(Available data):

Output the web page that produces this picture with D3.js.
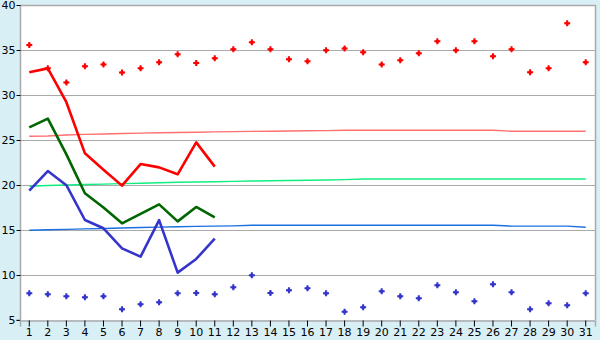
<!DOCTYPE html>
<html>
<head>
<meta charset="utf-8">
<script src="https://cdn.jsdelivr.net/npm/d3@7"></script>
<style>
  body { margin: 0; background: #d9eff6; }
  svg { display: block; }
  text { font-family: "DejaVu Sans", Verdana, sans-serif; font-size: 11px; fill: #000; }
</style>
</head>
<body>
<div id="chart"></div>
<script>
var w = 600, h = 340;
var margin = {top: 5, right: 5, bottom: 20, left: 20};

var days = d3.range(1, 32);
var yTicks = [5, 10, 15, 20, 25, 30, 35, 40];

// daily max / min markers
var maxPoints = [35.56, 32.96, 31.4, 33.19, 33.4, 32.5, 32.96, 33.63, 34.52, 33.56, 34.07,
                 35.07, 35.85, 35.07, 33.96, 33.74, 34.96, 35.18, 34.74, 33.4, 33.85,
                 34.63, 35.96, 34.96, 35.96, 34.3, 35.07, 32.52, 32.96, 37.96, 33.63];
var minPoints = [7.96, 7.85, 7.63, 7.52, 7.63, 6.19, 6.74, 6.96, 7.96, 8.0, 7.85,
                 8.63, 9.96, 8.0, 8.3, 8.52, 7.96, 5.92, 6.41, 8.19, 7.63,
                 7.41, 8.85, 8.07, 7.07, 8.96, 8.07, 6.19, 6.85, 6.63, 7.96];

// thick lines (first 11 days)
var maxLine = [32.52, 32.96, 29.2, 23.52, 21.7, 19.93, 22.33, 21.96, 21.19, 24.74, 22.04];
var meanLine = [26.41, 27.37, 23.4, 19.08, 17.5, 15.74, 16.8, 17.85, 15.96, 17.56, 16.41];
var minLine = [19.37, 21.55, 19.98, 16.11, 15.19, 12.96, 12.04, 16.1, 10.26, 11.78, 14.04];

// thin normal lines
var normMax = [25.41, 25.45, 25.55, 25.62, 25.67, 25.72, 25.76, 25.8, 25.83, 25.86, 25.9,
               25.93, 25.96, 25.98, 26.0, 26.02, 26.04, 26.08, 26.08, 26.08, 26.08,
               26.08, 26.08, 26.08, 26.08, 26.08, 25.98, 25.98, 25.98, 25.98, 25.98];
var normMean = [19.86, 19.95, 20.0, 20.05, 20.1, 20.15, 20.2, 20.25, 20.3, 20.33, 20.36,
                20.4, 20.44, 20.47, 20.5, 20.53, 20.56, 20.6, 20.66, 20.67, 20.67,
                20.67, 20.67, 20.67, 20.67, 20.67, 20.67, 20.67, 20.67, 20.67, 20.67];
var normMin = [14.97, 15.02, 15.07, 15.12, 15.17, 15.22, 15.27, 15.32, 15.36, 15.4, 15.43,
               15.46, 15.52, 15.52, 15.52, 15.52, 15.52, 15.52, 15.52, 15.52, 15.52,
               15.52, 15.52, 15.52, 15.52, 15.52, 15.43, 15.43, 15.43, 15.43, 15.3];

var svg = d3.select("#chart").append("svg")
    .attr("width", w)
    .attr("height", h);

var xScale = d3.scaleBand()
    .domain(days)
    .range([margin.left, w - margin.right]);

var yScale = d3.scaleLinear()
    .domain([5, 40])
    .range([h - margin.bottom, margin.top]);

function cx(d) { return xScale(d) + xScale.bandwidth() / 2; }

// plot background
svg.append("rect")
    .attr("x", margin.left)
    .attr("y", margin.top)
    .attr("width", w - margin.right - margin.left)
    .attr("height", h - margin.bottom - margin.top)
    .attr("fill", "white");

// gridlines
svg.selectAll("line.grid")
    .data(yTicks.slice(1, -1))
    .enter()
    .append("line")
    .attr("class", "grid")
    .attr("x1", margin.left)
    .attr("x2", w - margin.right)
    .attr("y1", function(d) { return Math.round(yScale(d)) + 0.5; })
    .attr("y2", function(d) { return Math.round(yScale(d)) + 0.5; })
    .attr("stroke", "#aaaaaa")
    .attr("stroke-width", 1);

// top and right border
svg.append("path")
    .attr("d", "M" + margin.left + "," + (margin.top + 0.5) + "H" + (w - margin.right + 0.5) + "V" + (h - margin.bottom))
    .attr("fill", "none")
    .attr("stroke", "#aaaaaa")
    .attr("stroke-width", 1.5);

// axes
var yAxis = svg.append("g")
    .attr("transform", "translate(" + (margin.left + 0.5) + ",0)")
    .call(d3.axisLeft(yScale).tickValues(yTicks).tickSize(4).tickPadding(1).tickFormat(d3.format("d")));

var xAxis = svg.append("g")
    .attr("transform", "translate(0," + (h - margin.bottom + 0.5) + ")")
    .call(d3.axisBottom(xScale).tickSize(6).tickPadding(2));

[yAxis, xAxis].forEach(function(g) {
    g.select(".domain").attr("stroke", "#aaaaaa").attr("stroke-width", 1.5);
    g.selectAll(".tick line").attr("stroke", "#000");
    g.selectAll(".tick text").attr("font-family", "DejaVu Sans, Verdana, sans-serif").attr("font-size", "11px").attr("fill", "#000");
});
yAxis.select(".domain").attr("d", "M-4," + (h - margin.bottom) + "H0V" + margin.top);

var line = d3.line()
    .x(function(d, i) { return cx(days[i]); })
    .y(function(d) { return yScale(d); });

// thin normal lines
[[normMax, "#ff7070"], [normMean, "#11ee80"], [normMin, "#1a70e0"]].forEach(function(s) {
    svg.append("path")
        .datum(s[0])
        .attr("d", line)
        .attr("fill", "none")
        .attr("stroke", s[1])
        .attr("stroke-width", 1.4);
});

// thick lines
[[minLine, "#3535cc"], [meanLine, "#006600"], [maxLine, "#ff0000"]].forEach(function(s) {
    svg.append("path")
        .datum(s[0])
        .attr("d", line)
        .attr("fill", "none")
        .attr("stroke", s[1])
        .attr("stroke-width", 2.6)
        .attr("stroke-linejoin", "round");
});

// markers
var cross = d3.symbol().type(d3.symbolCross).size(20);
var square = d3.symbol().type(d3.symbolSquare).size(9);
[[maxPoints, "#ff0000"], [minPoints, "#3535cc"]].forEach(function(s) {
    var g = svg.append("g").selectAll("g")
        .data(s[0])
        .enter()
        .append("g")
        .attr("transform", function(d, i) {
            return "translate(" + cx(days[i]) + "," + yScale(d) + ")";
        })
        .attr("fill", s[1]);
    g.append("path").attr("d", cross);
    g.append("path").attr("d", square);
});
</script>
</body>
</html>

(Aim): All the material shown above is to be copied exactly, with no pictures carried over.

(Task output):
Output the web page that produces this picture with D3.js.
<!DOCTYPE html>
<html>
<head>
<meta charset="utf-8">
<script src="https://cdn.jsdelivr.net/npm/d3@7"></script>
<style>
  body { margin: 0; background: #d9eff6; }
  svg { display: block; }
  text { font-family: "DejaVu Sans", Verdana, sans-serif; font-size: 11px; fill: #000; }
</style>
</head>
<body>
<div id="chart"></div>
<script>
var w = 600, h = 340;
var margin = {top: 5, right: 5, bottom: 20, left: 20};

var days = d3.range(1, 32);
var yTicks = [5, 10, 15, 20, 25, 30, 35, 40];

// daily max / min markers
var maxPoints = [35.56, 32.96, 31.4, 33.19, 33.4, 32.5, 32.96, 33.63, 34.52, 33.56, 34.07,
                 35.07, 35.85, 35.07, 33.96, 33.74, 34.96, 35.18, 34.74, 33.4, 33.85,
                 34.63, 35.96, 34.96, 35.96, 34.3, 35.07, 32.52, 32.96, 37.96, 33.63];
var minPoints = [7.96, 7.85, 7.63, 7.52, 7.63, 6.19, 6.74, 6.96, 7.96, 8.0, 7.85,
                 8.63, 9.96, 8.0, 8.3, 8.52, 7.96, 5.92, 6.41, 8.19, 7.63,
                 7.41, 8.85, 8.07, 7.07, 8.96, 8.07, 6.19, 6.85, 6.63, 7.96];

// thick lines (first 11 days)
var maxLine = [32.52, 32.96, 29.2, 23.52, 21.7, 19.93, 22.33, 21.96, 21.19, 24.74, 22.04];
var meanLine = [26.41, 27.37, 23.4, 19.08, 17.5, 15.74, 16.8, 17.85, 15.96, 17.56, 16.41];
var minLine = [19.37, 21.55, 19.98, 16.11, 15.19, 12.96, 12.04, 16.1, 10.26, 11.78, 14.04];

// thin normal lines
var normMax = [25.41, 25.45, 25.55, 25.62, 25.67, 25.72, 25.76, 25.8, 25.83, 25.86, 25.9,
               25.93, 25.96, 25.98, 26.0, 26.02, 26.04, 26.08, 26.08, 26.08, 26.08,
               26.08, 26.08, 26.08, 26.08, 26.08, 25.98, 25.98, 25.98, 25.98, 25.98];
var normMean = [19.86, 19.95, 20.0, 20.05, 20.1, 20.15, 20.2, 20.25, 20.3, 20.33, 20.36,
                20.4, 20.44, 20.47, 20.5, 20.53, 20.56, 20.6, 20.66, 20.67, 20.67,
                20.67, 20.67, 20.67, 20.67, 20.67, 20.67, 20.67, 20.67, 20.67, 20.67];
var normMin = [14.97, 15.02, 15.07, 15.12, 15.17, 15.22, 15.27, 15.32, 15.36, 15.4, 15.43,
               15.46, 15.52, 15.52, 15.52, 15.52, 15.52, 15.52, 15.52, 15.52, 15.52,
               15.52, 15.52, 15.52, 15.52, 15.52, 15.43, 15.43, 15.43, 15.43, 15.3];

var svg = d3.select("#chart").append("svg")
    .attr("width", w)
    .attr("height", h);

var xScale = d3.scaleBand()
    .domain(days)
    .range([margin.left, w - margin.right]);

var yScale = d3.scaleLinear()
    .domain([5, 40])
    .range([h - margin.bottom, margin.top]);

function cx(d) { return xScale(d) + xScale.bandwidth() / 2; }

// plot background
svg.append("rect")
    .attr("x", margin.left)
    .attr("y", margin.top)
    .attr("width", w - margin.right - margin.left)
    .attr("height", h - margin.bottom - margin.top)
    .attr("fill", "white");

// gridlines
svg.selectAll("line.grid")
    .data(yTicks.slice(1, -1))
    .enter()
    .append("line")
    .attr("class", "grid")
    .attr("x1", margin.left)
    .attr("x2", w - margin.right)
    .attr("y1", function(d) { return Math.round(yScale(d)) + 0.5; })
    .attr("y2", function(d) { return Math.round(yScale(d)) + 0.5; })
    .attr("stroke", "#aaaaaa")
    .attr("stroke-width", 1);

// top and right border
svg.append("path")
    .attr("d", "M" + margin.left + "," + (margin.top + 0.5) + "H" + (w - margin.right + 0.5) + "V" + (h - margin.bottom))
    .attr("fill", "none")
    .attr("stroke", "#aaaaaa")
    .attr("stroke-width", 1.5);

// axes
var yAxis = svg.append("g")
    .attr("transform", "translate(" + (margin.left + 0.5) + ",0)")
    .call(d3.axisLeft(yScale).tickValues(yTicks).tickSize(4).tickPadding(1).tickFormat(d3.format("d")));

var xAxis = svg.append("g")
    .attr("transform", "translate(0," + (h - margin.bottom + 0.5) + ")")
    .call(d3.axisBottom(xScale).tickSize(6).tickPadding(2));

[yAxis, xAxis].forEach(function(g) {
    g.select(".domain").attr("stroke", "#aaaaaa").attr("stroke-width", 1.5);
    g.selectAll(".tick line").attr("stroke", "#000");
    g.selectAll(".tick text").attr("font-family", "DejaVu Sans, Verdana, sans-serif").attr("font-size", "11px").attr("fill", "#000");
});
yAxis.select(".domain").attr("d", "M-4," + (h - margin.bottom) + "H0V" + margin.top);

var line = d3.line()
    .x(function(d, i) { return cx(days[i]); })
    .y(function(d) { return yScale(d); });

// thin normal lines
[[normMax, "#ff7070"], [normMean, "#11ee80"], [normMin, "#1a70e0"]].forEach(function(s) {
    svg.append("path")
        .datum(s[0])
        .attr("d", line)
        .attr("fill", "none")
        .attr("stroke", s[1])
        .attr("stroke-width", 1.4);
});

// thick lines
[[minLine, "#3535cc"], [meanLine, "#006600"], [maxLine, "#ff0000"]].forEach(function(s) {
    svg.append("path")
        .datum(s[0])
        .attr("d", line)
        .attr("fill", "none")
        .attr("stroke", s[1])
        .attr("stroke-width", 2.6)
        .attr("stroke-linejoin", "round");
});

// markers
var cross = d3.symbol().type(d3.symbolCross).size(20);
var square = d3.symbol().type(d3.symbolSquare).size(9);
[[maxPoints, "#ff0000"], [minPoints, "#3535cc"]].forEach(function(s) {
    var g = svg.append("g").selectAll("g")
        .data(s[0])
        .enter()
        .append("g")
        .attr("transform", function(d, i) {
            return "translate(" + cx(days[i]) + "," + yScale(d) + ")";
        })
        .attr("fill", s[1]);
    g.append("path").attr("d", cross);
    g.append("path").attr("d", square);
});
</script>
</body>
</html>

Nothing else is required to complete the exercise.